That is the uncomfortable truth beneath the celebration.
The event puts HBCU players on a major-league field, in front of scouts, cameras and former stars. It gives players a stage many of them may never otherwise receive. It creates the kind of visibility that can change a career.
But it also raises a harder question.
Why does baseball need a special showcase to make sure these players are seen in the first place?
Jimmy Rollins understands the answer because he remembers a different version of the sport.

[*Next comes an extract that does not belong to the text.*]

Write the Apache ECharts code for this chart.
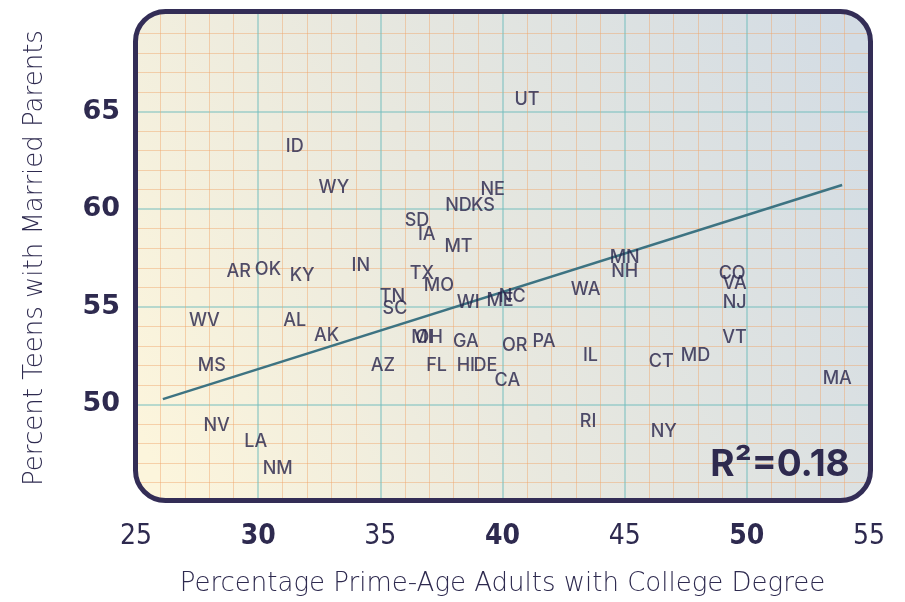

“This is amazing,” Rollins said. “When I walked out the dugout watching the balls come off the bat and watching guys field, it looked very professional. This reminded me of being a kid and being around the homies growing up in the Bay Area. If you were Black, you were playing baseball during baseball season, so it was just a reminder of that.”
That memory matters.
Rollins grew up in a baseball culture where the game was part of the neighborhood. There were teams, leagues and places to play. There were visible paths into the sport. Baseball did not have to persuade Black kids that they belonged in the game because they were already there.
Over time, that changed.
“Baseball was still very prevalent then,” Rollins said of growing up. “It wasn’t the falloff yet. In the Bay Area, we had the Giants and we had the A’s and there was never a lack of playing ball or opportunities then. Over time, we’ve seen that fall away. We’ve seen other sports come in. We’ve seen all the showcases basically take the place of the local leagues.”
That shift changed who could afford to be noticed.

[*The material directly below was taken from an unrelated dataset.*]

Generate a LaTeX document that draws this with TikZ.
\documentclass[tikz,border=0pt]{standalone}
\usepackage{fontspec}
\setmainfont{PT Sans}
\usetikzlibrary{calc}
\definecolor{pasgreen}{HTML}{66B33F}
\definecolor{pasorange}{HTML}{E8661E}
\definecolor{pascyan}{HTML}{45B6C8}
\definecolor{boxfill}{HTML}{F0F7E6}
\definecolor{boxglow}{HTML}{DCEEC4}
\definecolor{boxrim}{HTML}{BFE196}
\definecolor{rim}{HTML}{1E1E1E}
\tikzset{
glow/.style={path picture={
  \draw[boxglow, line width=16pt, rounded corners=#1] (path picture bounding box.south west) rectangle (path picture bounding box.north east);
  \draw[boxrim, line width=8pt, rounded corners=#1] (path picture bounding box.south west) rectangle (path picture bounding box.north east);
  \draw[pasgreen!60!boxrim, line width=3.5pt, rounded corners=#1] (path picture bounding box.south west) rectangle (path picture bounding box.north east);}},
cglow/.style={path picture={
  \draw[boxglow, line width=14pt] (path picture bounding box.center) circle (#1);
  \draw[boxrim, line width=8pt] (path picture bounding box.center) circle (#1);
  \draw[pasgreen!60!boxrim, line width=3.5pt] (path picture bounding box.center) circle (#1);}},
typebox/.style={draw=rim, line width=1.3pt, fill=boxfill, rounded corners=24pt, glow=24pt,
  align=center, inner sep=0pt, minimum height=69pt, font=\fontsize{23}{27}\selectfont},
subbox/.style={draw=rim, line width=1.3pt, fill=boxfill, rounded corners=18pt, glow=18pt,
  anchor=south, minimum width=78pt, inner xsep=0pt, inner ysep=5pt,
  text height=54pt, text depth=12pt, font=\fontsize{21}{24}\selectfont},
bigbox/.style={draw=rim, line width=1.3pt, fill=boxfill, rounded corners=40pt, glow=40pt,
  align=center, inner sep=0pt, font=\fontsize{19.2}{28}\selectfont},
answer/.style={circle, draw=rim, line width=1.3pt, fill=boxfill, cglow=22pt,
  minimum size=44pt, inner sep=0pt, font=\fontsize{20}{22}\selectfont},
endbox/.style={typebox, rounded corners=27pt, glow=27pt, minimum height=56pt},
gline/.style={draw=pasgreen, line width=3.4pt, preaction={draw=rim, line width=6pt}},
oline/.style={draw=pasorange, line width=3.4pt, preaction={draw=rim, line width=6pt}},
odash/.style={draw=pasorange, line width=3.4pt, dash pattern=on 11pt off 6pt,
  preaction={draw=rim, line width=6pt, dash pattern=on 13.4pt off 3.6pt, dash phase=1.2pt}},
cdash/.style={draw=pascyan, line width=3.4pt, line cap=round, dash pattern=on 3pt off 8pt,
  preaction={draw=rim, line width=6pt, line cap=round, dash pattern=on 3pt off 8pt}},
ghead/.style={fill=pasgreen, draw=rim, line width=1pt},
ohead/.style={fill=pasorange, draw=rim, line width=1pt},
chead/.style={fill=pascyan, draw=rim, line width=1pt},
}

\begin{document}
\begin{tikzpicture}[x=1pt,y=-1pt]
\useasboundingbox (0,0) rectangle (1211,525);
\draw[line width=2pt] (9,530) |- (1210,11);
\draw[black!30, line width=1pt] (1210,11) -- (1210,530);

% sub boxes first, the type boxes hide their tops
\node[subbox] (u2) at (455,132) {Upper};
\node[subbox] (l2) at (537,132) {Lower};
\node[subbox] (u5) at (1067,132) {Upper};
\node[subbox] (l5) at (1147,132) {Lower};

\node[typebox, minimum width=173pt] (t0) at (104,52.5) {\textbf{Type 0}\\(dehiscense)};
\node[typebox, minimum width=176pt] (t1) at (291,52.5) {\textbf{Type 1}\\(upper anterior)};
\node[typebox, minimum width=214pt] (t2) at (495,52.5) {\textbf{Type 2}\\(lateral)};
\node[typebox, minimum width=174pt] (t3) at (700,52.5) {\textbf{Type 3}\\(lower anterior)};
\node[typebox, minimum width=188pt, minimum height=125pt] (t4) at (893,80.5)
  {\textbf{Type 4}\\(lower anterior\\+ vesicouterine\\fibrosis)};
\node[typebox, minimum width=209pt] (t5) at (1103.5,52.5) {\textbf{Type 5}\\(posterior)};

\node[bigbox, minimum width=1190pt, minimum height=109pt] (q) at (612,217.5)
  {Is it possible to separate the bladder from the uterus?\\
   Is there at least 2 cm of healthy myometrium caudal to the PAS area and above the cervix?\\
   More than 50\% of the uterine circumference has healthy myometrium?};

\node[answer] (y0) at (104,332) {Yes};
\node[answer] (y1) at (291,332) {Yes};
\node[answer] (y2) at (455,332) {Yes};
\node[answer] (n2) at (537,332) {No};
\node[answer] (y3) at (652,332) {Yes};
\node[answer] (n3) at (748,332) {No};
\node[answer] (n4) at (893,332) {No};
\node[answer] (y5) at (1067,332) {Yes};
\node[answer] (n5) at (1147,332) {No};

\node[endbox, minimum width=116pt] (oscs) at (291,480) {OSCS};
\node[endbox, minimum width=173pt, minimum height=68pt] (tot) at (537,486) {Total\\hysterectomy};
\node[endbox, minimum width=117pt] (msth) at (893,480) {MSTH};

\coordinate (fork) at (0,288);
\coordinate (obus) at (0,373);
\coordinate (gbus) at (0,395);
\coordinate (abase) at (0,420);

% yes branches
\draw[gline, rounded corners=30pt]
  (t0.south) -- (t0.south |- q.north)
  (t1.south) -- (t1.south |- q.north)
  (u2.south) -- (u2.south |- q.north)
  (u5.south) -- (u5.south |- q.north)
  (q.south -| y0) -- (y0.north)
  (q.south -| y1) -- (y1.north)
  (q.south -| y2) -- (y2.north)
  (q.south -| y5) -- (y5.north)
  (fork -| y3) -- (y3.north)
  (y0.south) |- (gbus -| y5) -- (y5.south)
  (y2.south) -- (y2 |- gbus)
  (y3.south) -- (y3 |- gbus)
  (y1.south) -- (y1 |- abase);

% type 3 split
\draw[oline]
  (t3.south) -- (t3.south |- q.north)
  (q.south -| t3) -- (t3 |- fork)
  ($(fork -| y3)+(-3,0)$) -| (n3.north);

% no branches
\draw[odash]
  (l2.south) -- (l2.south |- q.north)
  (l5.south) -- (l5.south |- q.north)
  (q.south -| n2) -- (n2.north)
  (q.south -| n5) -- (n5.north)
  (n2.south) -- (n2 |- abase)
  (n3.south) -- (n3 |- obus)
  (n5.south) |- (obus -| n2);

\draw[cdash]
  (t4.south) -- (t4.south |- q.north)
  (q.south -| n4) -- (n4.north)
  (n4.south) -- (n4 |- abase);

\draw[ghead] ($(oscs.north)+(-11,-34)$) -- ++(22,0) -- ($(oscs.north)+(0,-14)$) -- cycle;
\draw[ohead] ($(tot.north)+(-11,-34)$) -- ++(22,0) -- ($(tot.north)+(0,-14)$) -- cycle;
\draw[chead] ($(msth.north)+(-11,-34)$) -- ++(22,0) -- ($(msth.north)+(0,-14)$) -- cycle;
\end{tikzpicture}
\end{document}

Showcase baseball can help players. It can connect talent with scouts and college programs. It can create opportunities that traditional leagues do not.
But it can also turn exposure into a product.
Travel costs money. Training costs money. Registration costs money. Hotels, transportation and equipment cost money. For too many families, the path toward being seen now depends on whether they can keep paying to stay on it.
“That helps for some, for others it definitely hurts a lot because it costs a lot of money to get there,” Rollins said. “Being able to have something like this for kids that they may not have during high school and the beginning of their college, have exposure, it gives them an opportunity.”
That is what makes the Swingman Classic necessary.
It is not charity. It is not ceremonial inclusion. It is not an All-Star Week photo opportunity.
It is a correction.
It brings players from HBCU programs into an environment where their talent cannot be dismissed because their schools receive less attention, their schedules draw fewer evaluators or their families could not finance years of exposure events.
Ken Griffey Jr. helped build the platform, but he refuses to make himself its center.
“I grew up in a clubhouse, having a dad that was a Major League Baseball player, so it was different,” Griffey said. “I’ve got kids and friends who went to HBCUs and they tell me how awesome it is and they’re proud of me. But it’s not about me, it’s about the kids. Giving them an opportunity to play in a Major League stadium and get recognized for what they did earlier in the year, it’s them, not me. I just happen to be behind it.”
The results matter.
“We’re not satisfied with 10 having been drafted, we want 20 and 30,” Griffey said. “After four years to have 10 drafted, we’re happy.”
Ten drafted players represent progress.
They also represent proof.
The talent was there. The players did not suddenly become worthy because they stepped onto a major-league field. The stage simply made it harder for baseball to overlook them.
That is why the work cannot stop with one game.
The Swingman Classic should not become a yearly substitute for deeper investment in HBCU baseball. It should be the beginning of a broader commitment: more scouting coverage, stronger relationships with programs, better facilities, more affordable pathways for young players and more attention to the leagues and neighborhoods where talent first develops.
Rollins told the players to make the moment count.
“Hopefully, there’s going to be some scouts here,” he said. “Like I told them, when you walk away, make sure they remember your name.”
He also reminded them not to become something different simply because the setting was larger.
“My message to them is to take this all in,” Rollins said. “Look up in the sky. Look up in the stands. Look at all the seats. When you were a kid, this is where you wanted to be and now you’re here.”
The players have reached the stage.
Now baseball has to prove that the stage leads somewhere.
The Swingman Classic should not be remembered only for the players who were finally seen.
Its legacy should be measured by whether baseball keeps looking after the lights go out.